Dear Customer,
We had an incident on all Ymonitor components between 30 - 31 May 2020, due to certificate issues. We apologize for any inconvenience that it might have caused and hereby explain in more detail what happened and how we will prevent issues like these in the future.
The incident started at 12:48 (CET) on 30 May, our sentinels stopped communicating with the central system. We identified this issue and the root cause was identified around 9:50 on 31 May.
Details about the incident:
The sentinels of Ymonitor always check the validity of all the SSL certificates on the certificate chain. That means, starting from the SSL certificate of "api.ymonitor.nl", the intermediate certificate and the root certificate validity is verified before a sentinel can start a transaction with the central system. The intermediate and root certificates belong to Comodo which is a major certificate authority (CA). Normally the certificate issuers are obliged to warn their customers of the expiration dates of certificates in advance. However, Ymor was not notified by the CA or the certificate issuer about the validity of the root and intermediate certificates. Hence, when they expired on 30 May 2020 at 12:48 all sentinels stopped communicating with the Ymonitor central servers.

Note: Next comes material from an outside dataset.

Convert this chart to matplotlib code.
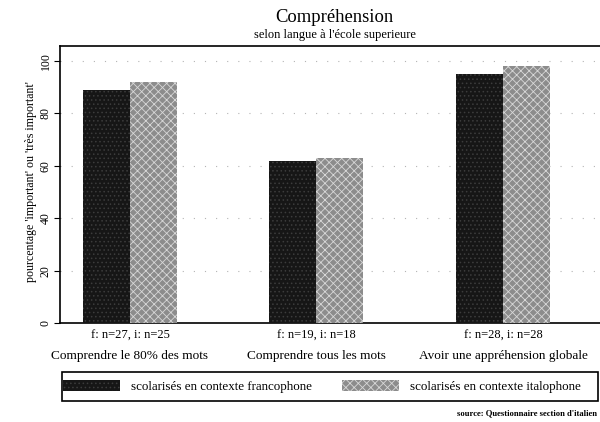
#!/usr/bin/env python3
# -*- coding: utf-8 -*-
"""
Compréhension - selon langue à l'école superieure
"""
#%%
import numpy
import matplotlib
matplotlib.use('Agg')
import matplotlib.pyplot as plt
from matplotlib.patches import Rectangle

#%% Data
categories = ['Comprendre le 80% des mots', 'Comprendre tous les mots', 'Avoir une appréhension globale']
n_labels = ['f: n=27, i: n=25', 'f: n=19, i: n=18', 'f: n=28, i: n=28']
francophone = [89, 62, 95]
italophone = [92, 63, 98]
series_names = ['scolarisés en contexte francophone', 'scolarisés en contexte italophone']
y_ticks = [0, 20, 40, 60, 80, 100]

#%% Style
plt.rcParams['font.family'] = ['Liberation Serif', 'DejaVu Serif']
plt.rcParams['hatch.linewidth'] = 0.6

fig = plt.figure(figsize=(6.0, 4.22), dpi=100)
ax = fig.add_axes([0.10, 0.2346, 0.90, 0.656])

x = numpy.arange(len(categories))
width = 0.252

b1 = ax.bar(x - width/2, francophone, width, color='#161616', hatch='....',
            edgecolor='#3c3c3c', linewidth=0, zorder=3, label=series_names[0])
b2 = ax.bar(x + width/2, italophone, width, color='#8c8c8c', hatch='xxxx',
            edgecolor='#d8d8d8', linewidth=0, zorder=3, label=series_names[1])

ax.set_xlim(-0.375, 2.52)
ax.set_ylim(0, 105.7)
ax.set_yticks(y_ticks)
ax.set_yticklabels([str(v) for v in y_ticks], rotation=90, va='center', fontsize=8.5)
ax.tick_params(axis='y', direction='out', length=4, width=0.8, pad=2)
ax.set_xticks([])
ax.yaxis.grid(True, color='#b4b4b4', linestyle=(0, (1, 9)), linewidth=0.8, zorder=0)

for s in ['left', 'top', 'bottom']:
    ax.spines[s].set_linewidth(1.2)
ax.spines['right'].set_visible(False)

ax.set_ylabel("pourcentage 'important' ou 'très important'", fontsize=8.6)
ax.yaxis.set_label_coords(-0.043, 0.51)

# group labels below axis
for i in range(len(categories)):
    ax.text(x[i], -0.047, n_labels[i], transform=ax.get_xaxis_transform(),
            ha='center', va='center', fontsize=9)
    ax.text(x[i], -0.118, categories[i], transform=ax.get_xaxis_transform(),
            ha='center', va='center', fontsize=9.5)

fig.text(0.558, 0.958, 'Compréhension', ha='center', va='center', fontsize=13.4)
fig.text(0.558, 0.918, "selon langue à l'école superieure", ha='center', va='center', fontsize=9)

# legend box
fig.patches.append(Rectangle((0.103, 0.05), 0.893, 0.069, transform=fig.transFigure,
                             facecolor='white', edgecolor='black', linewidth=1.2))
leg = fig.legend(handles=[b1, b2], loc='center left',
                 bbox_to_anchor=(0.105, 0.0845), ncol=2, frameon=False,
                 borderaxespad=0, handlelength=4.4, handleheight=1.0,
                 handletextpad=0.8, columnspacing=2.3, fontsize=9.4, borderpad=0)

fig.text(0.762, 0.021, "source: Questionnaire section d'italien", ha='left', va='center',
         fontsize=6.2, fontweight='bold')

fig.savefig('out.png', dpi=100)
#%%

Details about the solution:
After the root cause was identified our engineers started to work to remediate the issue. They created a patch for the sentinel software which was immediately applied by the service delivery personnel on to the sentinels where we have remote access. We validated the patch to make sure that it does not open any security vulnerabilities, as it keeps the validity check of our SSL certificate in place. As our sentinels are capable of caching measurement data, when the patch was applied, they started sending the cached measurements to the central system. We closely monitored the system to make sure that the measurement data was saved to the Ymonitor databases. At 20:00 we called the system operational again. In case the solution was implemented at your environment no data was lost during the incident. In some cases, we haven’t been able to implement the solution yet. In that case, your organization has been contacted by your Service Delivery Manager to discuss the required actions to implement the solution in your environment.
Future improvements:
In the upcoming days, we are going to evaluate the incident, the process, and implement a new version of the sentinel client software as soon as possible to prevent any events of this sort in the future.
Again, our apologies for the inconvenience.
Kind regards,
Ymor - part of Sentia